Records with drawing code:
────────────────────

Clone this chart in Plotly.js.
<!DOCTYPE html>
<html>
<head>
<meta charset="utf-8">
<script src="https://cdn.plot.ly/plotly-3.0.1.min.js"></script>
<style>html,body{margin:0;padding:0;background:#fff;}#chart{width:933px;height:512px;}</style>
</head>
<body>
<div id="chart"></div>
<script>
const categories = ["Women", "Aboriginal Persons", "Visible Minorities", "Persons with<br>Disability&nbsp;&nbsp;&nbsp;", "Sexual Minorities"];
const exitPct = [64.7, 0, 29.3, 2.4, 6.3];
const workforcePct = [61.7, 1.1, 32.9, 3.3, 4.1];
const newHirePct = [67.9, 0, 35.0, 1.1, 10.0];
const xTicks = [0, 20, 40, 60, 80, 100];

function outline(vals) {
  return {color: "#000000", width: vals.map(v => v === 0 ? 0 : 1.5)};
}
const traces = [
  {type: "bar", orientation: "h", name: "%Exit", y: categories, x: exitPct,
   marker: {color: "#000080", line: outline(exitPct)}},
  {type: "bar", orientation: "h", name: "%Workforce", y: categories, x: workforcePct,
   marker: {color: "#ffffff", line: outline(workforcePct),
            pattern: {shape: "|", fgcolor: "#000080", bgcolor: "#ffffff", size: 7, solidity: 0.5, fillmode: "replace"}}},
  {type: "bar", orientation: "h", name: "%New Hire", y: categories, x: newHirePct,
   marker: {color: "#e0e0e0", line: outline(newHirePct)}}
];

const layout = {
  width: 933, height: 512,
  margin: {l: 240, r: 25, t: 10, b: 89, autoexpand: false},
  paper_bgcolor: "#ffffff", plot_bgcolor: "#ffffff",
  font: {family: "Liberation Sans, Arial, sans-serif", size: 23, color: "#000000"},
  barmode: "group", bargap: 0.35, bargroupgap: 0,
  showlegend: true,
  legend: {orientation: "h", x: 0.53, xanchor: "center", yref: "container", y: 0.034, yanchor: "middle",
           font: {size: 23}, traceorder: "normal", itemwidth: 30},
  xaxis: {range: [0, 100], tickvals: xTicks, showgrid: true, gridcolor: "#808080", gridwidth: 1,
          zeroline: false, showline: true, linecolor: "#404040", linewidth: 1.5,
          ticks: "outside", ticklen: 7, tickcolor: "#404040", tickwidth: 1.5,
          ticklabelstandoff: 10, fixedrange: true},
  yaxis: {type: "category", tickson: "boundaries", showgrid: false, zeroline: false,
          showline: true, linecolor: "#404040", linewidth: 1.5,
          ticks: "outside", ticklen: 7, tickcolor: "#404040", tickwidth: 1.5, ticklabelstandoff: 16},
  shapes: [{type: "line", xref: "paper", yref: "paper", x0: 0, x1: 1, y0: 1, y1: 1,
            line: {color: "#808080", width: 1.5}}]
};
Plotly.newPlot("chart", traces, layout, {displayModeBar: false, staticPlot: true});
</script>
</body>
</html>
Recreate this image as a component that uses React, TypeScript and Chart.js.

────────────────────

Problem description:
Look through the lines above and collect those with the word "this".

The response:
Clone this chart in Plotly.js.
Recreate this image as a component that uses React, TypeScript and Chart.js.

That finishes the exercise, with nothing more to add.